The Air India sale has been code-named Project Royal, although the plain truth is that the national airline isn’t the king of Indian aviation. The company has run losses for years and is laden with debt. Even so, like its affable mascot Maharajah, there are things Air India brings to the table that will attract some buying interest.

More importantly, the government has decided to take over roughly 50% of the company’s debt on its own books, along with a smattering of non-core assets such as Air India’s regional airline operations, maintenance and repair, and parts of its ground handling operations.

With half of the debt load off its back, the new look Air India may well start generating cash profits soon after its new owner takes over. In fiscal year 2017 (FY17), profit before depreciation and tax, a rough proxy for cash profit, stood at a negative Rs1,420 crore. Assuming 50% savings on interest costs, annual cash profit would have been Rs830 crore in that year.

Along with the company’s domestic and international operations under the Air India and Air India Express brands, the buyer will also take home a 50% stake in a joint venture with SATS Ltd. The venture provides ground handling and cargo handling services at five airports, including three metros, and is profitable.

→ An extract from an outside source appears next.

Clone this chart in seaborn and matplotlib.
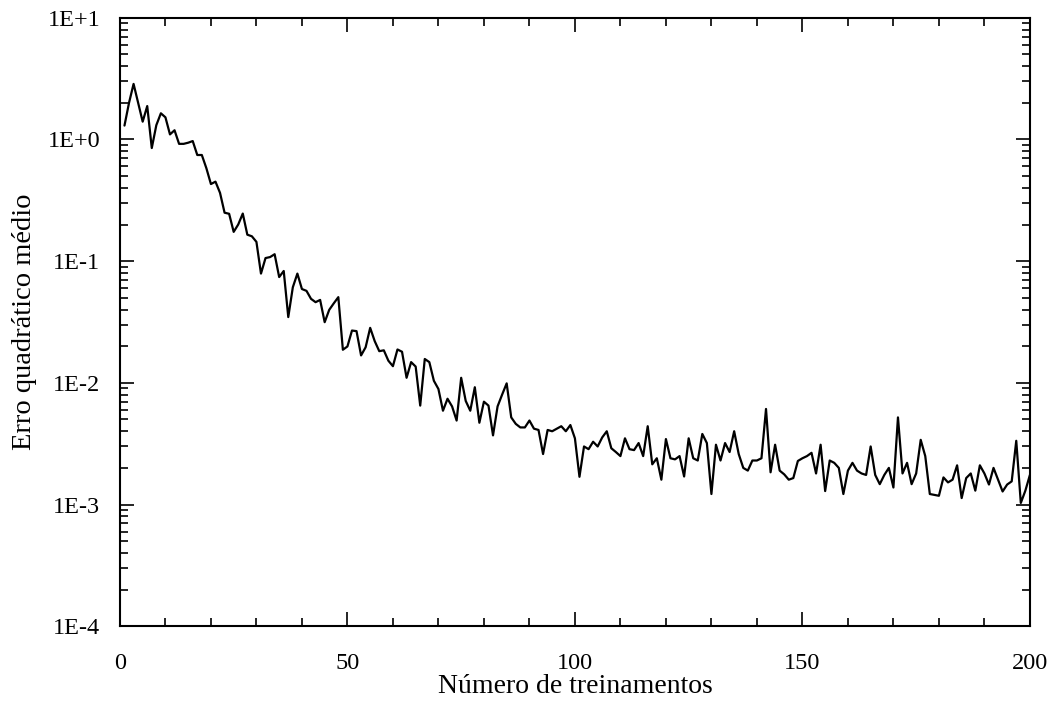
import pandas as pd
import seaborn as sns
import matplotlib
matplotlib.use("Agg")
import matplotlib.pyplot as plt
from matplotlib.ticker import FixedLocator, FixedFormatter, MultipleLocator, LogLocator, NullFormatter

# training number (x) and mean squared error (y)
treinamentos = list(range(1, 201))
erro = [
    1.3, 2.0, 2.86, 2.0, 1.4, 1.88, 0.85, 1.31, 1.64, 1.52,
    1.1, 1.19, 0.92, 0.92, 0.94, 0.97, 0.745, 0.745, 0.58, 0.43,
    0.45, 0.364, 0.25, 0.245, 0.174, 0.2, 0.246, 0.165, 0.16, 0.144,
    0.079, 0.106, 0.108, 0.114, 0.074, 0.083, 0.0347, 0.061, 0.079, 0.059,
    0.057, 0.049, 0.046, 0.048, 0.0315, 0.0398, 0.045, 0.0506, 0.0187, 0.0199,
    0.0269, 0.0266, 0.0168, 0.0196, 0.0283, 0.022, 0.0182, 0.0185, 0.0152, 0.0137,
    0.0188, 0.018, 0.011, 0.0148, 0.0136, 0.0065, 0.0157, 0.0148, 0.0104, 0.0089,
    0.0059, 0.0074, 0.0064, 0.0049, 0.011, 0.0071, 0.0059, 0.0092, 0.0047, 0.0070,
    0.0065, 0.0037, 0.0064, 0.0080, 0.0099, 0.0052, 0.0046, 0.0043, 0.0043, 0.0049,
    0.0042, 0.0041, 0.0026, 0.0041, 0.0040, 0.0042, 0.0044, 0.0040, 0.0045, 0.0035,
    0.00169, 0.0030, 0.00285, 0.00328, 0.0030, 0.00356, 0.0040, 0.0029, 0.0027, 0.0025,
    0.0035, 0.00285, 0.0028, 0.0032, 0.0025, 0.0044, 0.00214, 0.0024, 0.0016, 0.00345,
    0.0024, 0.00235, 0.0025, 0.0017, 0.0035, 0.0024, 0.0023, 0.0038, 0.0032, 0.00122,
    0.0031, 0.0023, 0.0032, 0.0027, 0.0040, 0.0026, 0.0020, 0.0019, 0.0023, 0.0023,
    0.0024, 0.0061, 0.00184, 0.0031, 0.0019, 0.00177, 0.0016, 0.00165, 0.00228, 0.0024,
    0.0025, 0.00266, 0.0018, 0.0031, 0.00129, 0.0023, 0.0022, 0.0020, 0.00122, 0.0019,
    0.0022, 0.0019, 0.0018, 0.00175, 0.0030, 0.00175, 0.00147, 0.00175, 0.0020, 0.00138,
    0.0052, 0.0018, 0.0022, 0.00147, 0.0018, 0.0034, 0.0025, 0.00122, 0.0012, 0.00118,
    0.00167, 0.00152, 0.0016, 0.0021, 0.00113, 0.00165, 0.0018, 0.0013, 0.0021, 0.0018,
    0.00146, 0.0020, 0.0016, 0.00128, 0.00146, 0.00155, 0.00334, 0.00103, 0.0013, 0.00175,
]

y_ticks = [1e-4, 1e-3, 1e-2, 1e-1, 1e0, 1e1]
y_labels = ["1E-4", "1E-3", "1E-2", "1E-1", "1E+0", "1E+1"]
x_ticks = [0, 50, 100, 150, 200]


def main():
    sns.set_style("ticks")
    plt.rcParams["font.family"] = ["Liberation Serif", "DejaVu Serif"]

    df = pd.DataFrame({"x": treinamentos, "y": erro})

    fig = plt.figure(figsize=(10.52, 7.10), dpi=100)
    ax = fig.add_axes([0.114, 0.118, 0.865, 0.857])
    sns.lineplot(data=df, x="x", y="y", ax=ax, color="black", linewidth=1.6)

    ax.set_yscale("log")
    ax.set_xlim(0, 200)
    ax.set_ylim(1e-4, 1e1)

    ax.yaxis.set_major_locator(FixedLocator(y_ticks))
    ax.yaxis.set_major_formatter(FixedFormatter(y_labels))
    ax.yaxis.set_minor_locator(LogLocator(base=10, subs=range(2, 10)))
    ax.yaxis.set_minor_formatter(NullFormatter())
    ax.xaxis.set_major_locator(FixedLocator(x_ticks))
    ax.xaxis.set_minor_locator(MultipleLocator(10))

    ax.tick_params(which="both", direction="in", top=True, right=True,
                   width=1.2, labelsize=17.5, colors="black", labelcolor="black")
    ax.tick_params(which="major", length=10)
    ax.tick_params(which="minor", length=6)
    ax.tick_params(axis="x", which="major", pad=19)
    ax.tick_params(axis="y", which="major", pad=14)
    for s in ax.spines.values():
        s.set_linewidth(1.5)
        s.set_color("black")

    ax.set_xlabel("Número de treinamentos", fontsize=20, labelpad=0, color="black")
    ax.set_ylabel("Erro quadrático médio", fontsize=20.5, labelpad=8, color="black")

    fig.savefig("out.png", dpi=100)
    plt.close()


if __name__ == "__main__":
    main()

“The national carrier has the benefit of possessing more wide-bodied aircraft and a network that has rights on superior time slots and routes in the international sector, compared to peers such as Jet Airways Ltd," says Mahantesh Sabarad, deputy vice president at SBICap Securities Ltd. Still, it’s not all rosy for prospective buyers. “Air India’s advantages are somewhat offset by other factors such as a high cost structure and the burden of flying some unviable routes," adds Sabarad.

Some analysts also worry about the possibility of continued interference from the government, which has decided to retain a 24% stake in the company. Besides, companies and consortiums considering bids need to factor in challenges such as employee unions and the work culture associated with government-owned firms.

Given this backdrop, a moot question is whether the government can expect a significant valuation for the Air India asset. InterGlobe Aviation Ltd, which runs IndiGo airline, has an enterprise value (EV) of around Rs72,000 crore, including the present value of lease rentals. But the two airlines are hardly comparable—both in terms of operational efficiency and the nature of business. IndiGo gets most of its revenues from domestic operations, while Air India gets the majority of its revenues from international routes.

Jet Airways isn’t strictly comparable either, says Sabarad, despite the fact that it gets a large chunk of revenues from international routes. Even so, he says that since Air India’s advantages over Jet Airways are more or less offset by some negative factors, it wouldn’t be off the mark to ascribe similar valuation multiples to the two airlines. The two airlines are also fairly similar in terms of revenue and cost metrics.

As the table alongside shows, Jet Airways trades at an EV to Ebitdar multiple of 9.6 times, using FY17 earnings. Ebitdar stands for earnings before interest, tax, depreciation and lease rentals. EV includes the present value of future rentals (bit.ly/1WlrTlm), using a rough capitalization factor of eight times current rentals.

Applying the same multiple for Air India results in an EV of Rs45,000 crore, most of which will be offset by the remaining debt on its books (roughly Rs25,000 crore) and the capitalized value of lease rentals. As such, the government may end up with only Rs5,000 crore or so, which may well lead to criticism that the national airline is being sold for a song.

Some companies may also factor in gains from cost-cutting and improved efficiencies, which may result in higher valuations. But on the other hand, note that Jet Airways’ pre-tax profit has fallen over 60% in the first three quarters of this year, partly because of the rise in crude oil prices. As such, the rosy numbers reflected in FY17 financials are no longer a reality.

In this backdrop, the only hope for the government is that buyers get into a bidding war for the asset, and prop up valuations. Needless to say, they will also be setting themselves up for failure, in the process.